• Wednesday, July 24, 2024
businessday logo


Analysts condemn FG limited support for indigenous car makers


Analysts have bemoaned the lack of support from the Federal government to indigenous car makers.

According to the analysts, the federal government has demonstrated a lack of foresight amid economic crunch by allocating about N5 billion for BMW cars in the 2016 budget. It showcases government’s distorted voice for the support of local manufacturing companies, notable among which is the automobile industry.

Nigeria’s automobile sector is projected to contribute at least 4.5 percent of 2016 global automotive sales with the rise in investors and auto financing, coupled with favourable government policies.

Against a similar backdrop, experts have advocated for import substitution and export promotion to cushion the adverse effects of the volatile oil price on the economy. They unanimously tipped the manufacturing sector to contribute a substantial quota to the country’s revenue, as her biggest foreign exchange earner-oil-is threatened.

Biodun Adedipe, chief consultant, Adedipe Associates Limited, expressed huge dissatisfaction in government’s failure to support the automobile sector arguing that our automobile sector must be stimulated to a point where forex is made from exporting made in Nigeria cars.

He fingered Innoson Vehicle Manufacturing as an optimal performer in the sector that deserves some credit for taking the initiative to manufacture made in Nigeria vehicles as well as for creating job opportunities for so many Nigerians.

Adedipe revealed that patronage of the likes of Innoson could trigger an expansion of their plants, increase their staff strength as well as enable them become internationally competitive. He asserted that he had no doubts whatsoever that they were credible and could match the demand of the government with their production capacity on a steady rise.

The market for cars-new and used in Africa’s most populous country is estimated to be worth more than $6 billion according to available statistics.

Henrieta Onwuegbuzie, academic director, Lagos Business School (LBS), “emphasis should be on what we can export rather than the naira devaluation,” said while speaking at the Central Securities Clearing System (CSCS) annual economic outlook held in Lagos recently.

Onwuegbuzie noted that the declining oil price is favourable. She stated that low oil price has call for the diversification of the economy and which will prompt Nigerians to be export oriented. “If the country focuses more on foreign exchange earnings in the short term and long term, the devaluation of naira may play second fiddle to exportation of our commodities.”
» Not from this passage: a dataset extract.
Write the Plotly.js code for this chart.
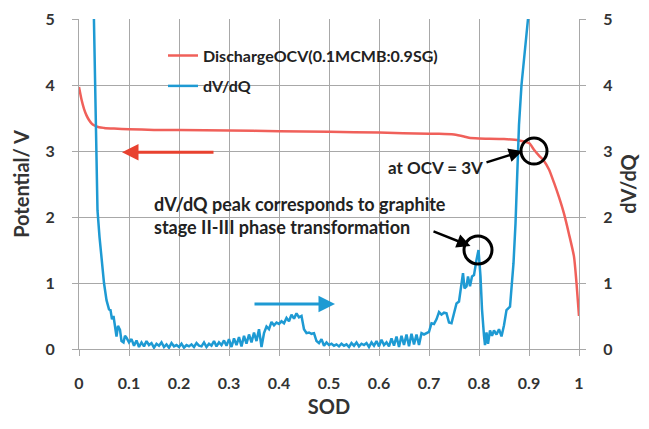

The potentials of the automobile industry have made many expect it to suffice as a buffer for the economy.

Adedipe made references to countries like India and the United States who employed austere measures in ensuring their automobile industries had gilt-edge performance locally and internationally. The industry today plays strategic roles in economic development particularly in employment creation and wealth generation. The government of these countries have dictated the tone of patronizing locally made cars by restricting officials from driving imported cars which has gone a long way in stimulating local production and creating an avenue for generating FX as the sector began to enjoy unrivalled support from the government and the citizenry.

Innoson, one of the largest car manufacturers in the country, generates over 50 percent of their vehicle components locally and has staff strength of about 15,000, which consist primarily Nigerians and a few Chinese expatriates.